#### Goal:
Working from the top of the listing below, retype each line through the line containing "0.0320, 0.0468, 0.0350]", both included, with no pictures.

───── Provided records

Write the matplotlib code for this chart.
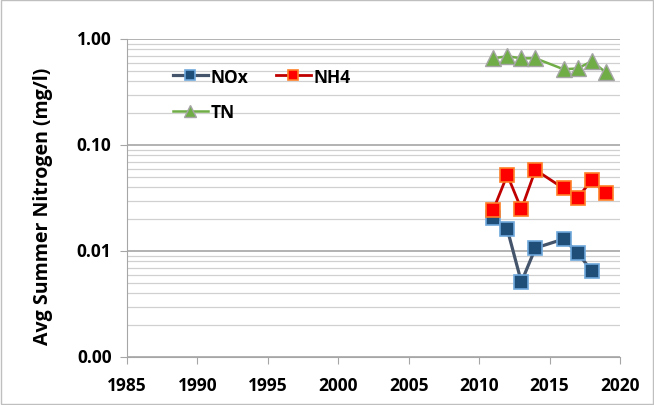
import matplotlib
matplotlib.use('Agg')
import matplotlib.pyplot as plt
from matplotlib.ticker import FixedLocator, LogLocator, NullFormatter
from matplotlib.patches import Rectangle

# data
nox_years = [2011, 2012, 2013, 2014, 2016, 2017, 2018]
nox_vals = [0.0205, 0.0161, 0.0051, 0.0107, 0.0130, 0.0096, 0.0065]

nh4_years = [2011, 2012, 2013, 2014, 2016, 2017, 2018, 2019]
nh4_vals = [0.0244, 0.0524, 0.0249, 0.0585, 0.0390, 0.0320, 0.0468, 0.0350]

tn_years = [2011, 2012, 2013, 2014, 2016, 2017, 2018, 2019]
tn_vals = [0.66, 0.69, 0.66, 0.66, 0.52, 0.53, 0.62, 0.485]

y_ticks = [0.001, 0.01, 0.1, 1.0]
y_labels = ['0.00', '0.01', '0.10', '1.00']
x_ticks = [1985, 1990, 1995, 2000, 2005, 2010, 2015, 2020]

plt.rcParams['font.family'] = ['Open Sans', 'DejaVu Sans']
plt.rcParams['font.weight'] = 'bold'

fig = plt.figure(figsize=(6.54, 4.06), dpi=100)
ax = fig.add_axes([0.194, 0.118, 0.754, 0.783])

l1, = ax.plot(nox_years, nox_vals, color='#44546A', lw=2.3, marker='s', ms=10,
              mfc='#1F4E79', mec='#6FA8DC', mew=1.2, label='NOx', zorder=3)
l2, = ax.plot(nh4_years, nh4_vals, color='#C00000', lw=2.0, marker='s', ms=10,
              mfc='#FF0000', mec='#FF7F27', mew=1.2, label='NH4', zorder=3)
l3, = ax.plot(tn_years, tn_vals, color='#70AD47', lw=1.8, marker='^', ms=11,
              mfc='#70AD47', mec='#A5A5A5', mew=1.0, label='TN', zorder=3)

ax.set_yscale('log')
ax.set_ylim(0.001, 1.0)
ax.set_xlim(1985, 2020)
ax.yaxis.set_major_locator(FixedLocator(y_ticks))
ax.yaxis.set_major_formatter(NullFormatter())
ax.yaxis.set_minor_locator(LogLocator(base=10, subs=range(2, 10)))
ax.yaxis.set_minor_formatter(NullFormatter())
ax.xaxis.set_major_locator(FixedLocator(x_ticks))
ax.xaxis.set_major_formatter(NullFormatter())

# tick labels as bold text next to the ticks
for y, lab in zip(y_ticks, y_labels):
    ax.annotate(lab, xy=(0, y), xycoords=('axes fraction', 'data'), xytext=(-11, 0),
                textcoords='offset points', ha='right', va='center',
                fontsize=12.5, fontweight='bold')
for x in x_ticks:
    ax.annotate(str(x), xy=(x, 0), xycoords=('data', 'axes fraction'), xytext=(0, -20),
                textcoords='offset points', ha='center', va='center',
                fontsize=12.5, fontweight='bold')

ax.grid(axis='y', which='major', color='#A6A6A6', lw=1.2)
ax.grid(axis='y', which='minor', color='#D0D0D0', lw=0.9)
ax.set_axisbelow(True)

ax.spines[['top', 'right']].set_visible(False)
ax.spines[['left', 'bottom']].set_color('#A6A6A6')
ax.tick_params(axis='y', which='major', length=5, color='#A6A6A6')
ax.tick_params(axis='y', which='minor', length=0)
ax.tick_params(axis='x', length=5, color='#A6A6A6')

ax.set_ylabel('Avg Summer Nitrogen (mg/l)', fontsize=14, fontweight='bold', va='center')
ax.yaxis.set_label_coords(-0.170, 0.478)

# column-first fill: NOx, TN in first column, NH4 in second
leg = ax.legend([l1, l3, l2], ['NOx', 'TN', 'NH4'], loc='upper left',
                bbox_to_anchor=(0.062, 0.96), ncol=2, frameon=False,
                fontsize=12.5, handlelength=2.0, columnspacing=1.6, handletextpad=0.15,
                labelspacing=1.0, markerscale=0.75)
for t in leg.get_texts():
    t.set_fontweight('bold')

fig.patches.append(Rectangle((0.002, 0.002), 0.996, 0.996, transform=fig.transFigure,
                             fill=False, edgecolor='#BFBFBF', lw=1))

fig.savefig('out.png', dpi=100)
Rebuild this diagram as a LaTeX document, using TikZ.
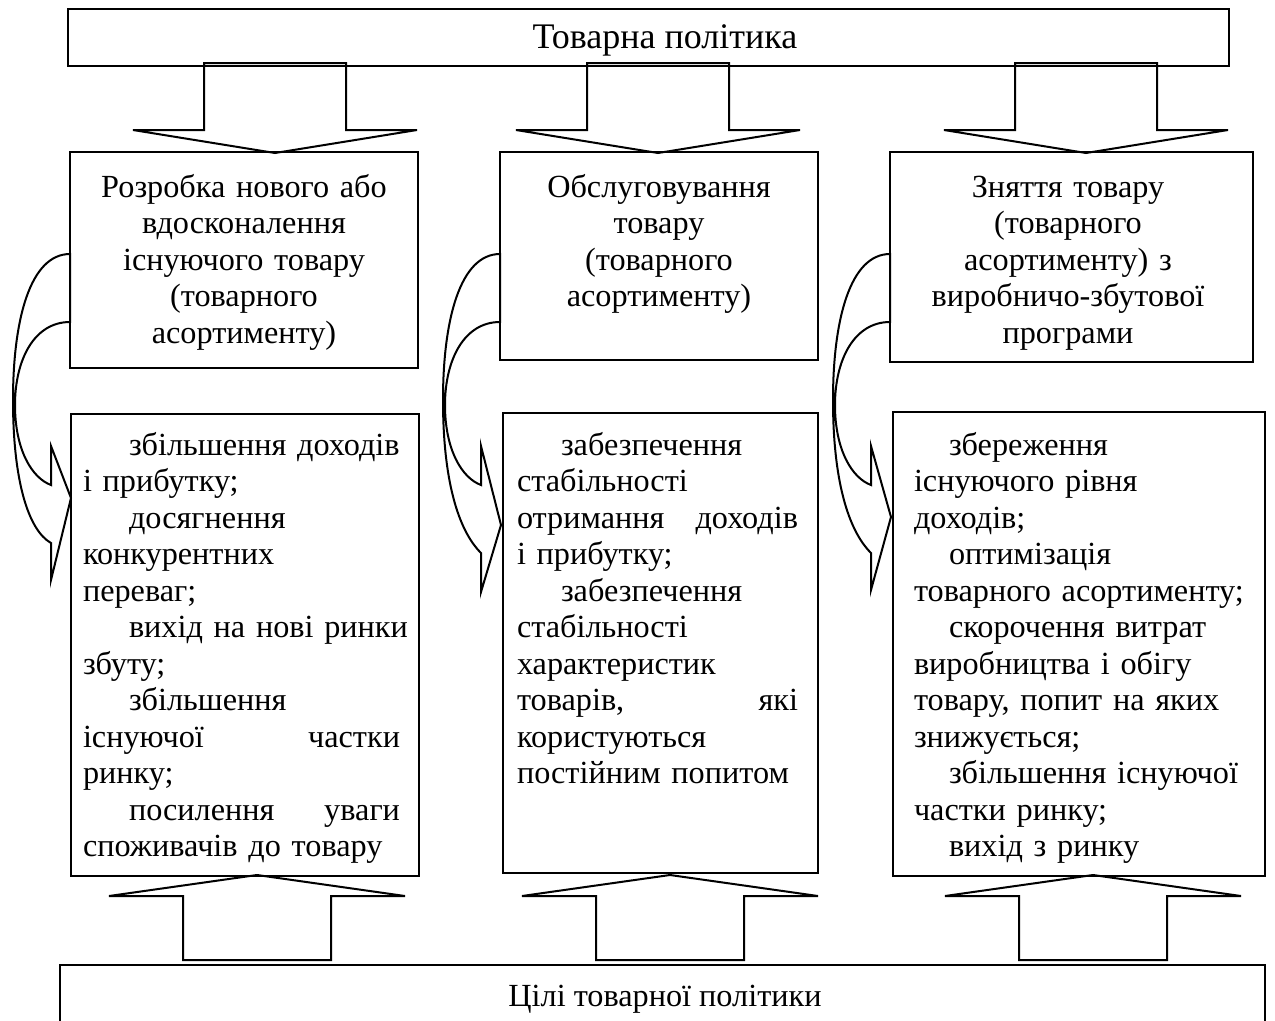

──────────

#### Exercise output:
Write the matplotlib code for this chart.
import matplotlib
matplotlib.use('Agg')
import matplotlib.pyplot as plt
from matplotlib.ticker import FixedLocator, LogLocator, NullFormatter
from matplotlib.patches import Rectangle

# data
nox_years = [2011, 2012, 2013, 2014, 2016, 2017, 2018]
nox_vals = [0.0205, 0.0161, 0.0051, 0.0107, 0.0130, 0.0096, 0.0065]

nh4_years = [2011, 2012, 2013, 2014, 2016, 2017, 2018, 2019]
nh4_vals = [0.0244, 0.0524, 0.0249, 0.0585, 0.0390, 0.0320, 0.0468, 0.0350]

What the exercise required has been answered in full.